Ello supone desnaturalizar la ignorancia histórica en la que se educa a las mayorías,
poner en peligro la comodidad del lenguaje hegemónico y empezar a desarmar las
cristalizaciones que diagraman el presente.
¿Podremos apropiarnos críticamente de los bienes
culturales del comunismo, teniendo en cuenta que toda apropiación de una identidad
requiere de los códigos y mecanismos que la hicieron posible? Es una pregunta
abierta que no admite fundamentalismos de ningún tipo y sobre la que no tenemos
certezas.
Que
una alternativa de sociedad no sea un eje de la agenda político-cultural hegemónica,
es lo que le confiere a la ausencia
comunista una extraordinaria actualidad. En especial para quienes descartan
completamente que dicha alternativa pueda existir.
Reconstruir
un programa de alternativa de sociedad es una delimitación –concreta y no
idealizada–, de una postura política ante los vencedores de la guerra cultural
que moldea nuestros días. Requiere de una postura en el aquí y ahora del mundo
y del país, no una abstracción inviable para las mayorías.
Tratar
de superar, al menos con las palabras, la trivialidad predominante quizá sea un
milimétrico paso en la afirmación de que “lo
seguro no es seguro, lo que es no persistirá como es (…) y, del jamás, saldrá el todavía”[7].
[1]
Ricardo Piglia, Los
diarios de Emilio Renzi:
Jueves 13 de mayo de 1971, Buenos Aires, Anagrama, 2015.

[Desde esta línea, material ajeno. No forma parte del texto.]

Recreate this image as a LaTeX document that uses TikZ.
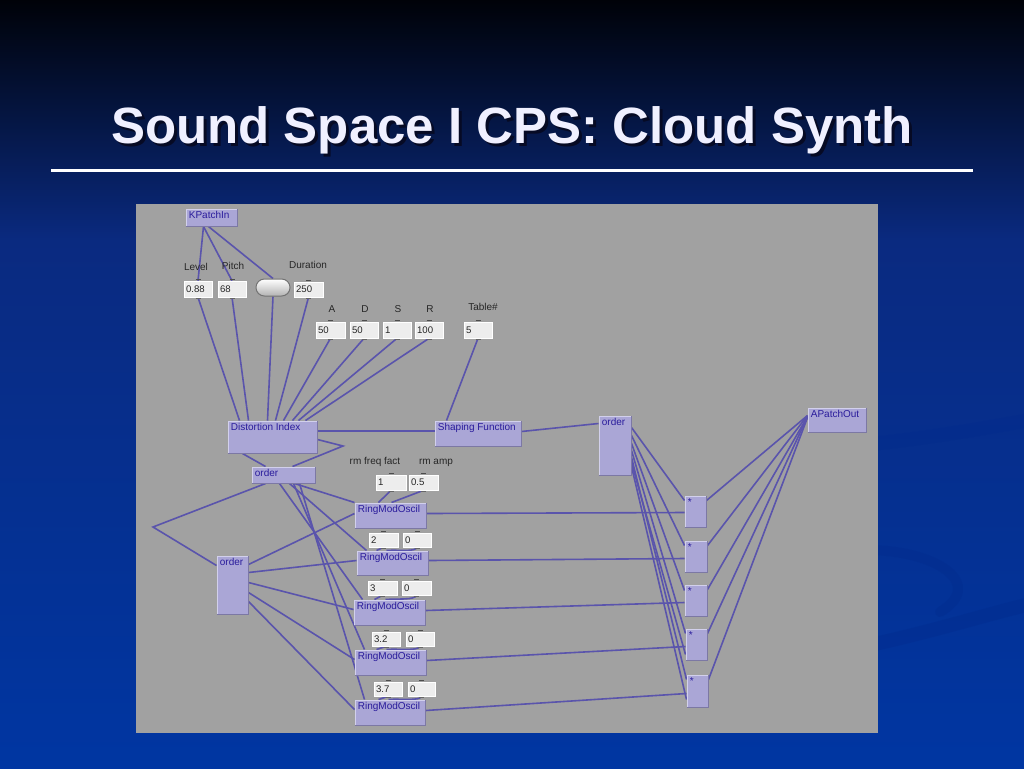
\documentclass[tikz,border=0pt]{standalone}
\usepackage{fontspec}
\setmainfont{Liberation Sans}
\usetikzlibrary{fit}
\definecolor{pdline}{HTML}{5A54AC}
\definecolor{boxfill}{HTML}{AAA6D6}
\definecolor{boxhi}{HTML}{D2D0EC}
\definecolor{boxlo}{HTML}{7C78A4}
\definecolor{boxtxt}{HTML}{2A1C9C}
\definecolor{numfill}{HTML}{EDEDED}
\definecolor{panelgray}{HTML}{A1A1A1}
\definecolor{bgtop}{HTML}{000208}
\definecolor{bgmid}{HTML}{0A2A80}
\definecolor{bgbot}{HTML}{0036A2}
\definecolor{swirlc}{HTML}{022A8C}
\definecolor{titlecol}{HTML}{F0F0FF}
\definecolor{titleshadow}{HTML}{060A24}
\pgfdeclarelayer{bg}
\pgfdeclarelayer{wires}
\pgfsetlayers{bg,wires,main}
\tikzset{
  pdb/.style={fill=boxfill, draw=boxhi, line width=0.5pt, inner sep=0pt},
  pdt/.style={anchor=north west, inner sep=0pt, text=boxtxt, font=\fontsize{5}{6}\selectfont},
  pnb/.style={fill=numfill, draw=white, line width=0.3pt, inner sep=0pt},
  pnt/.style={anchor=west, inner sep=0pt, text=black!85, font=\fontsize{4.8}{6}\selectfont},
  lbl/.style={inner sep=0pt, text=black!85, font=\fontsize{5}{6}\selectfont},
  wire/.style={draw=pdline, line width=0.8pt},
  swirl/.style={draw=swirlc, opacity=0.35, line cap=round},
  titlefont/.style={font=\fontsize{25.5}{30}\selectfont\bfseries, inner sep=0pt, anchor=base}
}
\newcommand\pdobj[6]{%
  \node[pdb, fit={(#2,#3)(#4,#5)}] (#1) {};
  \draw[boxlo, line width=0.5pt] (#1.south west) -- (#1.south east) -- (#1.north east);
  \node[pdt] at ([shift={(3,2.5)}]#1.north west) {#6};}
\newcommand\pdnum[6]{%
  \node[pnb, fit={(#2,#3)(#4,#5)}] (#1) {};
  \draw[black!70, line width=0.6pt] ([shift={(-2.5,-1.5)}]#1.north) -- ([shift={(2.5,-1.5)}]#1.north);
  \draw[black!60, line width=0.5pt] ([shift={(-2.5,1)}]#1.south) -- ([shift={(2.5,1)}]#1.south);
  \node[pnt] at ([shift={(2,0)}]#1.west) {#6};}
\begin{document}
\begin{tikzpicture}[x=0.5pt,y=-0.5pt]
\useasboundingbox (0,0) rectangle (1024,768);
\begin{pgfonlayer}{bg}
  \shade[top color=bgtop, bottom color=bgmid] (0,0) rectangle (1024,240);
  \shade[top color=bgmid, bottom color=bgbot] (0,240) rectangle (1024,768);
  \draw[swirl, line width=7pt] (870,444) .. controls (930,438) and (985,428) .. (1030,420);
  \draw[swirl, line width=5pt] (872,550) .. controls (940,552) and (985,585) .. (940,612);
  \draw[swirl, line width=7pt] (870,645) .. controls (930,632) and (985,615) .. (1030,604);
  \fill[panelgray] (136,204) rectangle (878,733);
\end{pgfonlayer}
% title
\node[titlefont, text=titleshadow] (tsh) at (515,146) {Sound Space I CPS: Cloud Synth};
\node[titlefont, text=titlecol] (title) at (512,143) {Sound Space I CPS: Cloud Synth};
\coordinate (rl) at (51,170);
\coordinate (rr) at (973,170);
\draw[white, line width=1.5pt] (rl) -- (rr);
% objects
\pdobj{kin}{186}{209}{237}{226}{KPatchIn}
\pdnum{n088}{184}{281}{212}{297}{0.88}
\pdnum{n68}{218}{281}{246}{297}{68}
\node[fit={(256,279)(290,296)}, inner sep=0pt, rounded corners=4.2pt, draw=black!55, line width=0.5pt, top color=white, bottom color=black!30] (btn) {};
\pdnum{n250}{294}{282}{323}{297}{250}
\pdnum{nA}{316}{322}{345}{338}{50}
\pdnum{nD}{350}{322}{378}{338}{50}
\pdnum{nS}{383}{322}{411}{338}{1}
\pdnum{nR}{415}{322}{443}{338}{100}
\pdnum{nT}{464}{322}{492}{338}{5}
\node[lbl] (lLevel) at (196,267) {Level};
\node[lbl] (lPitch) at (233,266) {Pitch};
\node[lbl] (lDur) at (308,265) {Duration};
\node[lbl] (lA) at (332,309) {A};
\node[lbl] (lD) at (365,309) {D};
\node[lbl] (lS) at (398,309) {S};
\node[lbl] (lR) at (430,309) {R};
\node[lbl] (lT) at (483,307) {Table\#};
\pdobj{di}{228}{421}{317}{453}{Distortion Index}
\pdobj{sf}{435}{421}{521}{446}{Shaping Function}
\pdobj{ordR}{599}{416}{631}{475}{order}
\pdobj{apo}{808}{408}{866}{432}{APatchOut}
\pdobj{ordS}{252}{467}{315}{483}{order}
\pdobj{ordL}{217}{556}{248}{614}{order}
\node[lbl] (lrf) at (375,462) {rm freq fact};
\node[lbl] (lra) at (436,463) {rm amp};
\pdnum{rf1}{376}{475}{406}{490}{1}
\pdnum{ra1}{409}{475}{438}{490}{0.5}
\pdobj{rmo1}{355}{503}{426}{528}{RingModOscil}
\pdnum{rf2}{369}{533}{398}{547}{2}
\pdnum{ra2}{403}{533}{431}{547}{0}
\pdobj{rmo2}{357}{551}{428}{575}{RingModOscil}
\pdnum{rf3}{368}{581}{397}{595}{3}
\pdnum{ra3}{402}{581}{431}{595}{0}
\pdobj{rmo3}{354}{600}{425}{625}{RingModOscil}
\pdnum{rf4}{372}{632}{400}{646}{3.2}
\pdnum{ra4}{406}{632}{434}{646}{0}
\pdobj{rmo4}{355}{650}{426}{675}{RingModOscil}
\pdnum{rf5}{374}{682}{402}{696}{3.7}
\pdnum{ra5}{408}{682}{435}{696}{0}
\pdobj{rmo5}{355}{700}{425}{725}{RingModOscil}
\pdobj{m1}{685}{496}{706}{527}{*}
\pdobj{m2}{685}{541}{707}{572}{*}
\pdobj{m3}{685}{585}{707}{616}{*}
\pdobj{m4}{686}{629}{707}{660}{*}
\pdobj{m5}{687}{675}{708}{707}{*}
\coordinate (zz) at (343,446);
\coordinate (lv) at (153,527);
% wires
\begin{pgfonlayer}{wires}
  \draw[wire] ([shift={(18,0)}]kin.south west) -- (n088.north);
  \draw[wire] ([shift={(18,0)}]kin.south west) -- (n68.north);
  \draw[wire] ([shift={(23,0)}]kin.south west) -- (btn.north);
  \draw[wire] (n088.south) -- ([shift={(12,0)}]di.north west);
  \draw[wire] (n68.south) -- ([shift={(21,0)}]di.north west);
  \draw[wire] (btn.south) -- ([shift={(40,0)}]di.north west);
  \draw[wire] (n250.south) -- ([shift={(48,0)}]di.north west);
  \draw[wire] (nA.south) -- ([shift={(56,0)}]di.north west);
  \draw[wire] (nD.south) -- ([shift={(65,0)}]di.north west);
  \draw[wire] (nS.south) -- ([shift={(71,0)}]di.north west);
  \draw[wire] (nR.south) -- ([shift={(78,0)}]di.north west);
  \draw[wire] (nT.south) -- ([shift={(12,0)}]sf.north west);
  \draw[wire] ([shift={(0,10.5)}]di.north east) -- ([shift={(0,10.5)}]sf.north west);
  \draw[wire] ([shift={(0,11)}]sf.north east) -- ([shift={(0,8)}]ordR.north west);
  \draw[wire] ([shift={(0,19)}]di.north east) -- (zz) -- ([shift={(41,0)}]ordS.north west);
  \draw[wire] ([shift={(15,0)}]di.south west) -- ([shift={(14,0)}]ordS.north west);
  \draw[wire] ([shift={(14,0)}]ordS.south west) -- (lv) -- ([shift={(0,10)}]ordL.north west);
  \draw[wire] ([shift={(43,0)}]ordS.south west) -- (rmo1.north west);
  \draw[wire] ([shift={(38,0)}]ordS.south west) -- ([shift={(10,0)}]rmo2.north west);
  \draw[wire] ([shift={(28,0)}]ordS.south west) -- ([shift={(9,0)}]rmo3.north west);
  \draw[wire] ([shift={(42,0)}]ordS.south west) -- ([shift={(10,0)}]rmo4.north west);
  \draw[wire] ([shift={(48,0)}]ordS.south west) -- ([shift={(10,0)}]rmo5.north west);
  \draw[wire] ([shift={(0,9)}]ordL.north east) -- ([shift={(0,11)}]rmo1.north west);
  \draw[wire] ([shift={(0,17)}]ordL.north east) -- ([shift={(0,10)}]rmo2.north west);
  \draw[wire] ([shift={(0,27)}]ordL.north east) -- ([shift={(0,10)}]rmo3.north west);
  \draw[wire] ([shift={(0,37)}]ordL.north east) -- ([shift={(0,10)}]rmo4.north west);
  \draw[wire] ([shift={(0,46)}]ordL.north east) -- ([shift={(0,10)}]rmo5.north west);
  \draw[wire] (rf1.south) -- ([shift={(24,0)}]rmo1.north west);
  \draw[wire] (ra1.south) -- ([shift={(37,0)}]rmo1.north west);
  \draw[wire] (rf2.south) -- ([shift={(20,0)}]rmo2.north west);
  \draw[wire] (ra2.south) .. controls +(-2,5) and +(12,-1) .. ([shift={(30,0)}]rmo2.north west);
  \draw[wire] (rf3.south) -- ([shift={(21,0)}]rmo3.north west);
  \draw[wire] (ra3.south) .. controls +(-2,5) and +(12,-1) .. ([shift={(32,0)}]rmo3.north west);
  \draw[wire] (rf4.south) -- ([shift={(22,0)}]rmo4.north west);
  \draw[wire] (ra4.south) .. controls +(-2,5) and +(12,-1) .. ([shift={(32,0)}]rmo4.north west);
  \draw[wire] (rf5.south) -- ([shift={(24,0)}]rmo5.north west);
  \draw[wire] (ra5.south) .. controls +(-2,5) and +(12,-1) .. ([shift={(34,0)}]rmo5.north west);
  \draw[wire] ([shift={(0,11)}]rmo1.north east) -- ([shift={(0,17)}]m1.north west);
  \draw[wire] ([shift={(0,10)}]rmo2.north east) -- ([shift={(0,18)}]m2.north west);
  \draw[wire] ([shift={(0,11)}]rmo3.north east) -- ([shift={(0,18)}]m3.north west);
  \draw[wire] ([shift={(0,11)}]rmo4.north east) -- ([shift={(0,18)}]m4.north west);
  \draw[wire] ([shift={(0,11)}]rmo5.north east) -- ([shift={(0,19)}]m5.north west);
  \draw[wire] ([shift={(0,12)}]ordR.north east) -- ([shift={(0,5)}]m1.north west);
  \draw[wire] ([shift={(0,20)}]ordR.north east) -- ([shift={(0,5)}]m2.north west);
  \draw[wire] ([shift={(0,28)}]ordR.north east) -- ([shift={(0,6)}]m3.north west);
  \draw[wire] ([shift={(0,35)}]ordR.north east) -- ([shift={(0,5)}]m4.north west);
  \draw[wire] ([shift={(0,42)}]ordR.north east) -- ([shift={(0,5)}]m5.north west);
  \draw[wire] ([shift={(0,47)}]ordR.north east) -- ([shift={(0,26)}]m4.north west);
  \draw[wire] ([shift={(0,51)}]ordR.north east) -- ([shift={(0,25)}]m5.north west);
  \draw[wire] ([shift={(0,5)}]m1.north east) -- ([shift={(0,8)}]apo.north west);
  \draw[wire] ([shift={(0,5)}]m2.north east) -- ([shift={(0,8)}]apo.north west);
  \draw[wire] ([shift={(0,5)}]m3.north east) -- ([shift={(0,9)}]apo.north west);
  \draw[wire] ([shift={(0,5)}]m4.north east) -- ([shift={(0,9)}]apo.north west);
  \draw[wire] ([shift={(0,5)}]m5.north east) -- ([shift={(0,10)}]apo.north west);
\end{pgfonlayer}
\end{tikzpicture}
\end{document}
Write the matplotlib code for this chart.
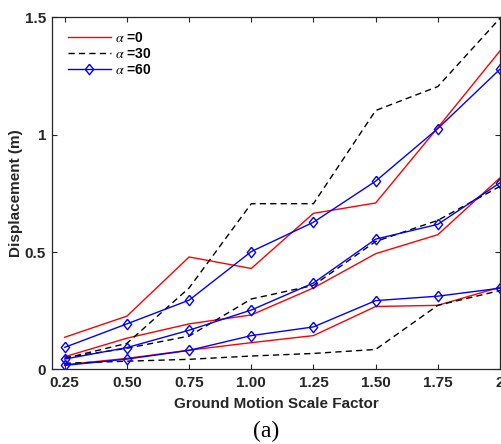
import matplotlib
matplotlib.use("Agg")
import matplotlib.pyplot as plt

# scale factors on the x axis
scale = [0.25, 0.50, 0.75, 1.00, 1.25, 1.50, 1.75, 2.00]
xtick_labels = ['0.25', '0.50', '0.75', '1.00', '1.25', '1.50', '1.75', '2']

# alpha = 0 (red)
a0_top = [0.137, 0.227, 0.479, 0.430, 0.665, 0.709, 1.030, 1.357]
a0_mid = [0.054, 0.133, 0.194, 0.232, 0.347, 0.493, 0.574, 0.816]
a0_bot = [0.020, 0.047, 0.082, 0.114, 0.144, 0.268, 0.273, 0.350]

# alpha = 30 (black dashed)
a30_top = [0.047, 0.111, 0.347, 0.706, 0.706, 1.103, 1.205, 1.496]
a30_mid = [0.050, 0.090, 0.142, 0.300, 0.358, 0.545, 0.635, 0.780]
a30_bot = [0.026, 0.035, 0.043, 0.057, 0.068, 0.085, 0.273, 0.336]

# alpha = 60 (blue with diamonds)
a60_top = [0.094, 0.194, 0.295, 0.502, 0.627, 0.802, 1.026, 1.279]
a60_mid = [0.044, 0.093, 0.167, 0.253, 0.368, 0.555, 0.618, 0.795]
a60_bot = [0.017, 0.044, 0.081, 0.144, 0.181, 0.293, 0.312, 0.346]

plt.rcParams['font.family'] = ['Liberation Sans', 'DejaVu Sans']
plt.rcParams['mathtext.fontset'] = 'stix'

axcol = '#262626'
diamond = [(0, 1), (0.8, 0), (0, -1), (-0.8, 0), (0, 1)]

fig = plt.figure(figsize=(5.01, 4.44), dpi=100)
ax = fig.add_axes([0.1044, 0.168, 0.8936, 0.793])

for i, y in enumerate([a0_top, a0_mid, a0_bot]):
    ax.plot(scale, y, color='red', lw=1.0, label=r'$\alpha$ =0' if i == 0 else None)
for i, y in enumerate([a30_top, a30_mid, a30_bot]):
    ax.plot(scale, y, color='black', lw=1.0, ls=(0, (4.5, 3)),
            label=r'$\alpha$ =30' if i == 0 else None)
for i, y in enumerate([a60_top, a60_mid, a60_bot]):
    ax.plot(scale, y, color='blue', lw=1.0, marker=diamond, ms=7.5, mfc='none',
            mew=1.0, label=r'$\alpha$ =60' if i == 0 else None)

ax.set_xlim(0.2, 2.0)
ax.set_ylim(0, 1.5)
ax.set_xticks(scale)
ax.set_xticklabels(xtick_labels)
ax.set_yticks([0, 0.5, 1, 1.5])
ax.set_yticklabels(['0', '0.5', '1', '1.5'])

ax.tick_params(direction='in', length=3.5, width=0.8, top=True, right=True,
               colors=axcol, labelsize=11)
ax.tick_params(axis='x', pad=5)
ax.tick_params(axis='y', pad=4.5)
for lab in ax.get_xticklabels() + ax.get_yticklabels():
    lab.set_fontweight('bold')
for s in ax.spines.values():
    s.set_color(axcol)
    s.set_linewidth(0.9)

ax.set_xlabel('Ground Motion Scale Factor', fontsize=11, fontweight='bold',
              color=axcol, labelpad=5)
ax.set_ylabel('Displacement (m)', fontsize=11, fontweight='bold',
              color=axcol, labelpad=1.5)

leg = ax.legend(loc='upper left', bbox_to_anchor=(0.034, 0.962), frameon=False,
                borderpad=0, borderaxespad=0, handlelength=3.1,
                handletextpad=0.3, labelspacing=0.15,
                prop={'weight': 'bold', 'size': 10})

fig.text(0.532, 0.029, '(a)', fontsize=17, family='Liberation Serif',
         ha='center', va='center')

fig.savefig('out.png', dpi=100)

[2] Eliahu Toker, Los dueños de las dudas. S/d.
[3] Para profundizar esta
cuestión, resulta clave el texto de Göran Therborn, La ideología del
poder y el poder de la ideología. Madrid, Siglo XXI, 1987.
[4]
Abel Gilbert, “Get back” y el encanto del pasado en un presente sin
futuro, en: www.eldiarioar.com,
16/01/2022.
[5]
Nestor Kohan, Hegemonía y cultura en tiempos “soft”,
La Habana, Ocean Sur, 2021, p. 19.
[6] Un verdadero programa de
alternativa de sociedad cuyo eje específico fue diseñar un camino argentino al
socialismo. Es decir, una serie de medidas que transformen la sociedad en un
sentido pos-capitalista. Un largo proceso molecular para preparar la sociedad
hacia el socialismo, con eje en el papel de un Estado reformador.
[7]
Bertolt Brecht, Loa a la dialéctica (1932), S/d.